8. In CIT v. Siddaganga Oil Extractions P. Ltd., [1993] 201 ITR 968, a Division Bench of the Karnataka High Court had to deal with the following facts:
The assessee was engaged in the business of extraction of oil, having two plants. The hydrogenation plant suffered loss during the relevant previous year. The solvent plant earned profit. In respect of the hydrogenation plant, the assessee sought benefit under section 80J. This was denied, in view of the loss suffered by the unit in question. The assessee had also claimed the benefit of section 80HH in respect of the solvent plant. While computing the income from this plant for the purpose of calculation of special deduction, income received by the assessee from lorry hire, weigh-ment charges and other miscellaneous activities were sought to be added by the assessee, which, again was refused by the Revenue. The Tribunal took the view that the assessee was entitled to the benefit of section 80HH in respect of the exclusive income yielded by the solvent plant. However, the Income-tax Officer had set off the loss of the hydrogenation plant against the profits of the solvent plant to compute the benefit of section 80HH in respect of the solvent plant. The Tribunal upheld the assessee's claim in this regard. Section 80HH provides for deduction of twenty per cent, from the profits and gains derived from the industrial undertaking. The court held as follows (page 972):
“The gross total income of the assessee would include its income derived from several sources or units. The profits and gains of one unit is only one of the constituents of the gross total income. Every item of additions and deductions to be considered at the stage of computing the taxable income to be arrived at from the gross total income need not necessarily be considered while computing the profits and gains of one unit, for purposes of section 80HH. Under section 80HH, the relevant question is whether there is ‘profits and gains’ derived from an industrial undertaking which was ultimately added to the gross income of the assessee. If there is any such profits and gains, the assessee is entitled to the benefit of section 80HH. If the loss sustained by another unit is set off against this profits and gains of an industrial undertaking, the resultant figure would not reflect the profits and gains of the said industrial undertaking in any sense, much less in a commercial sense; it will be an unnatural and artificial ‘profits and gains’ of that industrial undertaking. In Cambay Electric Supply Industrial Co. Ltd. v. Cit , [1978] 113 ITR 84 (SC), while considering the scope of section 80E of the Act, the Supreme Court pointed out that the difference between the ‘income attributable to the business’ and ‘income derived from the business’, the term ‘attributable to’ is of wider import than the expression ‘derived from’. In Sterling Foods v. CIT, [1984] 150 ITR 292, a Bench of this court, in the context of section 80HH, held that the expression ‘derived from’ has a definite but narrow meaning and it cannot receive a flexible or wider concept.”

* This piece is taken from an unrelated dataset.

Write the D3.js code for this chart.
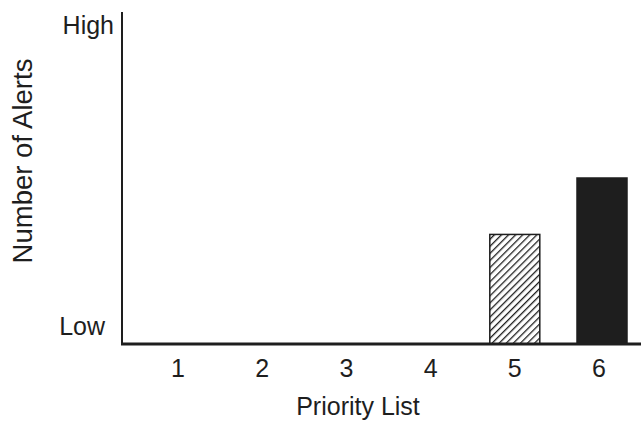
<!DOCTYPE html>
<html><head><meta charset="utf-8">
<script src="https://cdn.jsdelivr.net/npm/d3@7"></script>
<style>body{margin:0;background:#fff}svg{display:block}text{font-family:"Liberation Sans",Arial,sans-serif;fill:#1e1e1e}</style>
</head><body>
<script>
const categories = ["1","2","3","4","5","6"];
const values = [0, 0, 0, 0, 33, 50];
const fills = ["none","none","none","none","hatch","solid"];
const yTickLabels = ["Low","High"];
const yTickValues = [5.5, 96];

const W = 641, H = 424;
const svg = d3.select("body").append("svg").attr("width", W).attr("height", H);
const defs = svg.append("defs");
const pat = defs.append("pattern").attr("id","hatch").attr("patternUnits","userSpaceOnUse")
  .attr("width",5).attr("height",5).attr("patternTransform","rotate(45)");
pat.append("rect").attr("width",5).attr("height",5).attr("fill","#fff");
pat.append("line").attr("x1",0).attr("y1",0).attr("x2",0).attr("y2",5).attr("stroke","#1e1e1e").attr("stroke-width",2.6);

const x = d3.scalePoint().domain(categories).range([178, 599]);
const y = d3.scaleLinear().domain([0,100]).range([344, 12]);
const bw = 50;

const data = categories.map((c,i)=>({c, v: values[i], f: fills[i]}));
svg.selectAll("rect.bar").data(data.filter(d=>d.v>0)).enter().append("rect")
  .attr("class","bar")
  .attr("x", d=>x(d.c)-bw/2 + (d.c==="6"?3:0)).attr("width", bw)
  .attr("y", d=>y(d.v)).attr("height", d=>y(0)-y(d.v))
  .attr("fill", d=>d.f==="hatch"?"url(#hatch)":"#1e1e1e")
  .attr("stroke","#1e1e1e").attr("stroke-width",1.5);

// axes
svg.append("line").attr("x1",122).attr("x2",122).attr("y1",y(100)).attr("y2",y(0)+1)
  .attr("stroke","#1e1e1e").attr("stroke-width",2);
svg.append("line").attr("x1",121).attr("x2",W).attr("y1",y(0)).attr("y2",y(0))
  .attr("stroke","#1e1e1e").attr("stroke-width",3);

svg.selectAll("text.xt").data(categories).enter().append("text").attr("class","xt")
  .attr("x", d=>x(d)).attr("y", 377).attr("text-anchor","middle").attr("font-size",25).text(d=>d);

svg.selectAll("text.yt").data(yTickLabels).enter().append("text").attr("class","yt")
  .attr("x", (d,i)=> i===0 ? 105 : 114).attr("y", (d,i)=>y(yTickValues[i])+9)
  .attr("text-anchor","end").attr("font-size",25).text(d=>d);

svg.append("text").attr("x", 358).attr("y", 415).attr("text-anchor","middle").attr("font-size",25).text("Priority List");
svg.append("text").attr("transform","translate(32,161) rotate(-90)").attr("text-anchor","middle").attr("font-size",27.5).text("Number of Alerts");
</script>
</body></html>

9. In Commissioner Of Income-Tax…Applicant; v. M/S. Buildwell Assam (P) Ltd.…., [1996] 220 ITR 577, a Division Bench of the Gauhati High Court held as follows (page 578):
“On hearing counsel for the parties and on a perusal of section 80HH of the Income-tax Act we are of the opinion that the assessee is entitled to get rebate to the extent of any profits or gains derived from the industrial undertaking only. If the assessee carries on some other business in that case no deduction is available on such profits and gains. Accordingly, we answer the question in the negative and in favour of the Revenue and against the assessee.”
10. Based on the above decisions, Shri Sarangan, learned senior counsel would contend that a beneficial interpretation is genuinely called for in the facts of this case also. Even though both the hotel units of the appellant were granted approval by the Department of Tourism in different years, section 80HHD does not provide for computation of relief separately for each hotel unit. On the other hand, section 80HHD specifically provides for computation of benefits with reference to “profits and gains of the business” which only means that the assessee's business income as a whole should be reckoned. We, therefore, find no merit in the appeal and the same is dismissed.